> **Problem to work on**
Each line that holds the word "this" is to be identified and copied.

— START Given records —

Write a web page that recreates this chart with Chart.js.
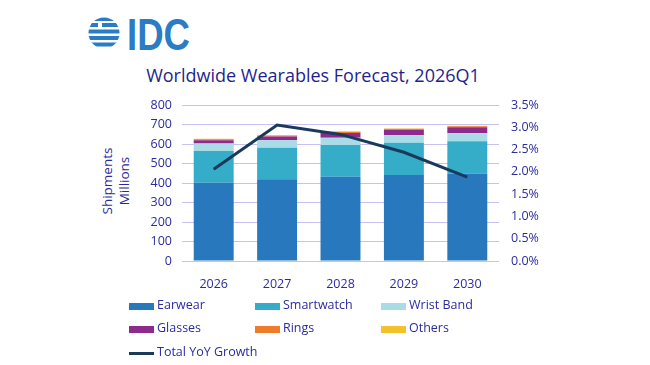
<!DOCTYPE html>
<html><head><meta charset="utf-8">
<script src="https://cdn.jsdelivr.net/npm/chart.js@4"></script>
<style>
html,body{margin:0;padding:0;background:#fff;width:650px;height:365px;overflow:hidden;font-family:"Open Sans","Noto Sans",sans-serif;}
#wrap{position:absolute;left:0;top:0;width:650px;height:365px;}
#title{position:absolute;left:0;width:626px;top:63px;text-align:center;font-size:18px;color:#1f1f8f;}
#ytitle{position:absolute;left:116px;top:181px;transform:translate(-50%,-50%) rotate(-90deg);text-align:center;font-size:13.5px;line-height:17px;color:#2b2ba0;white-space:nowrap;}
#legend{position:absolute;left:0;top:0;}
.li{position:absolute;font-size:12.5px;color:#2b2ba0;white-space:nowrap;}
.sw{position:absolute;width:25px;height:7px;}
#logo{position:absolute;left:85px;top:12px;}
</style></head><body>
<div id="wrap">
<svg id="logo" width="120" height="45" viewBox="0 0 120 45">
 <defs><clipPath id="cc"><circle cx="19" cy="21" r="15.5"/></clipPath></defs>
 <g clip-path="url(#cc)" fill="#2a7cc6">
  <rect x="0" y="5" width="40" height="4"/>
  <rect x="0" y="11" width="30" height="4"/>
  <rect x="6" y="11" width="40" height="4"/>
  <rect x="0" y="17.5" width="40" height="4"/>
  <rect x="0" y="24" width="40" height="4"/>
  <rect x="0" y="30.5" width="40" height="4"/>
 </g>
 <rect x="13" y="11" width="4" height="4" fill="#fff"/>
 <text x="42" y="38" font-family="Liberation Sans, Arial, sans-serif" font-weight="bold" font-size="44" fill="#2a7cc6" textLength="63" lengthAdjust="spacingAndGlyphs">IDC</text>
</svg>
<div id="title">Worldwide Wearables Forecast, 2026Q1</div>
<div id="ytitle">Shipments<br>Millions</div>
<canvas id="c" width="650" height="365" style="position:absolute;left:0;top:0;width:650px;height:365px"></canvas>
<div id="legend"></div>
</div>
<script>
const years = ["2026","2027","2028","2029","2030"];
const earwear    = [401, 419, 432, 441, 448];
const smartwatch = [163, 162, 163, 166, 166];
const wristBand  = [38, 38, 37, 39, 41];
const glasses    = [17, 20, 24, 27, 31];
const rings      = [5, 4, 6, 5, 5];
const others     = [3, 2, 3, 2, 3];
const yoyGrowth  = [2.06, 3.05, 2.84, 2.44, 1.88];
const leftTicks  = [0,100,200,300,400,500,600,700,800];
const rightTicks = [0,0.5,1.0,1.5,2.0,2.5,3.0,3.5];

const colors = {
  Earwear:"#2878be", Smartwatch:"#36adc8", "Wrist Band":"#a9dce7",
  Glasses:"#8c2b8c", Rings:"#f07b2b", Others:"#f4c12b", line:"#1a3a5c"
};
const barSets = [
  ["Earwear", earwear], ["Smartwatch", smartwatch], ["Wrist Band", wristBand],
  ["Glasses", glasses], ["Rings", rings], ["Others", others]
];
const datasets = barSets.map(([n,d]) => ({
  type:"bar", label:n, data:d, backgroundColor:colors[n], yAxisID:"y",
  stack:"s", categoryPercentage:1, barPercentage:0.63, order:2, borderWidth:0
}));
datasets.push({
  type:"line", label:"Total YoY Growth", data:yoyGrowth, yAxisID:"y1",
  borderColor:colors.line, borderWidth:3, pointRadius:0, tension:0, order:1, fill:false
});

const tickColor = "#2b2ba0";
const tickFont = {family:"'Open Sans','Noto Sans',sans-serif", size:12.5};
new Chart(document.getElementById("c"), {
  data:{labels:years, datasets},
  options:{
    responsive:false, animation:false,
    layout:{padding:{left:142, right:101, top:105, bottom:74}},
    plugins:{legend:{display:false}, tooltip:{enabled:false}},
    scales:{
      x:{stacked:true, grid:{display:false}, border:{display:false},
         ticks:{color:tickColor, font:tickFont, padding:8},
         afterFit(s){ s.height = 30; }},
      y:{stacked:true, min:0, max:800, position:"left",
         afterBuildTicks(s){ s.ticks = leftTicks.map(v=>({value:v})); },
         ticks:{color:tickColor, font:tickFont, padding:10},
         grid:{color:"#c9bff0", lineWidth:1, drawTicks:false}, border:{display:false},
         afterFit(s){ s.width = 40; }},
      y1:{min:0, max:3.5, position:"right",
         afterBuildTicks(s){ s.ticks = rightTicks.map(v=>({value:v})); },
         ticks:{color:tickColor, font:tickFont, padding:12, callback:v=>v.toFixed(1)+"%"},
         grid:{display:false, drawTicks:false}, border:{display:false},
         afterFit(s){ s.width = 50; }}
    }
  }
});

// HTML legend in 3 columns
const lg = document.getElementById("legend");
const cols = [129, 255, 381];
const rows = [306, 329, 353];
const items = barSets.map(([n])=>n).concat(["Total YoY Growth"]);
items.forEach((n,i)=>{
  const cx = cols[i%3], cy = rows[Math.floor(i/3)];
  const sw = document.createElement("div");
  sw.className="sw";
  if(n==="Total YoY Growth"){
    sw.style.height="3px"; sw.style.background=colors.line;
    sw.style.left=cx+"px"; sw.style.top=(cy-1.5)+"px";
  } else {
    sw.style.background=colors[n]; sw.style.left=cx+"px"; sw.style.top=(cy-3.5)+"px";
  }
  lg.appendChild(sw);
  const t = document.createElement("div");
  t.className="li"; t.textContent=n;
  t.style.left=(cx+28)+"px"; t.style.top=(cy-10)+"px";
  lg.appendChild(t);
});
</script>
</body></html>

— END Given records —
— START Given records —

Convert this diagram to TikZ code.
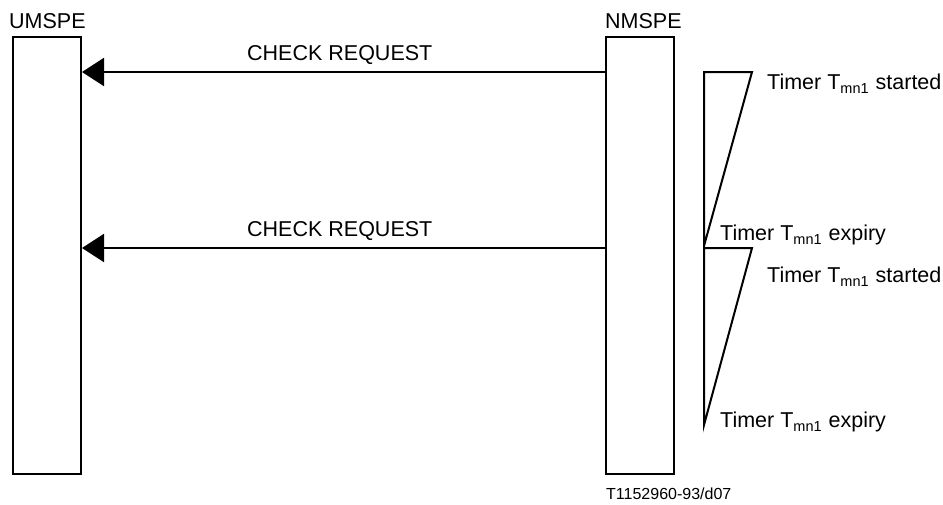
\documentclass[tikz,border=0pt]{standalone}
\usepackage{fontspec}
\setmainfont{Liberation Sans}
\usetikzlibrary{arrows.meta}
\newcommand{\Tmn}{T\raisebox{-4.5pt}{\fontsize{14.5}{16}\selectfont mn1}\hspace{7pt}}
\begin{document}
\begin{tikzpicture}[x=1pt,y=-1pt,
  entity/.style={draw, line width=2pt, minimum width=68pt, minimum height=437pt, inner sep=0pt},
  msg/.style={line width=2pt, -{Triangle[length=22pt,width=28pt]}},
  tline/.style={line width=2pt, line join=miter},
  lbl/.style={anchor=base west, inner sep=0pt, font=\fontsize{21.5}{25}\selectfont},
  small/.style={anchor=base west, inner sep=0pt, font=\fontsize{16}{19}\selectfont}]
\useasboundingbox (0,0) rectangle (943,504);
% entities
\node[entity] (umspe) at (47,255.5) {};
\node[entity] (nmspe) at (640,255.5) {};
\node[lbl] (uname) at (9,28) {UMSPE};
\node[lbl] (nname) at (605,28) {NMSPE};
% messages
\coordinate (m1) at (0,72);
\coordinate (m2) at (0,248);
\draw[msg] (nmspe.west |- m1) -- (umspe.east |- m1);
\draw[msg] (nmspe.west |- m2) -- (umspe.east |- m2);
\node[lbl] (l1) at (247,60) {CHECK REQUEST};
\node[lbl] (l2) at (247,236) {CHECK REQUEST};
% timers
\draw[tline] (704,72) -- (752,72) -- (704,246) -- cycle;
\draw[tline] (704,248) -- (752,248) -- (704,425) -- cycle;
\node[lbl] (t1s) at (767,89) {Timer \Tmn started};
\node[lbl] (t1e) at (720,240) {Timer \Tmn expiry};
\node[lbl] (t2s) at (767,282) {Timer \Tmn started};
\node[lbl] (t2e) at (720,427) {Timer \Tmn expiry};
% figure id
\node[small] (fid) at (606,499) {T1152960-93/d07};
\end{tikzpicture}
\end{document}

— END Given records —

> **Problem solution**
Write a web page that recreates this chart with Chart.js.
Convert this diagram to TikZ code.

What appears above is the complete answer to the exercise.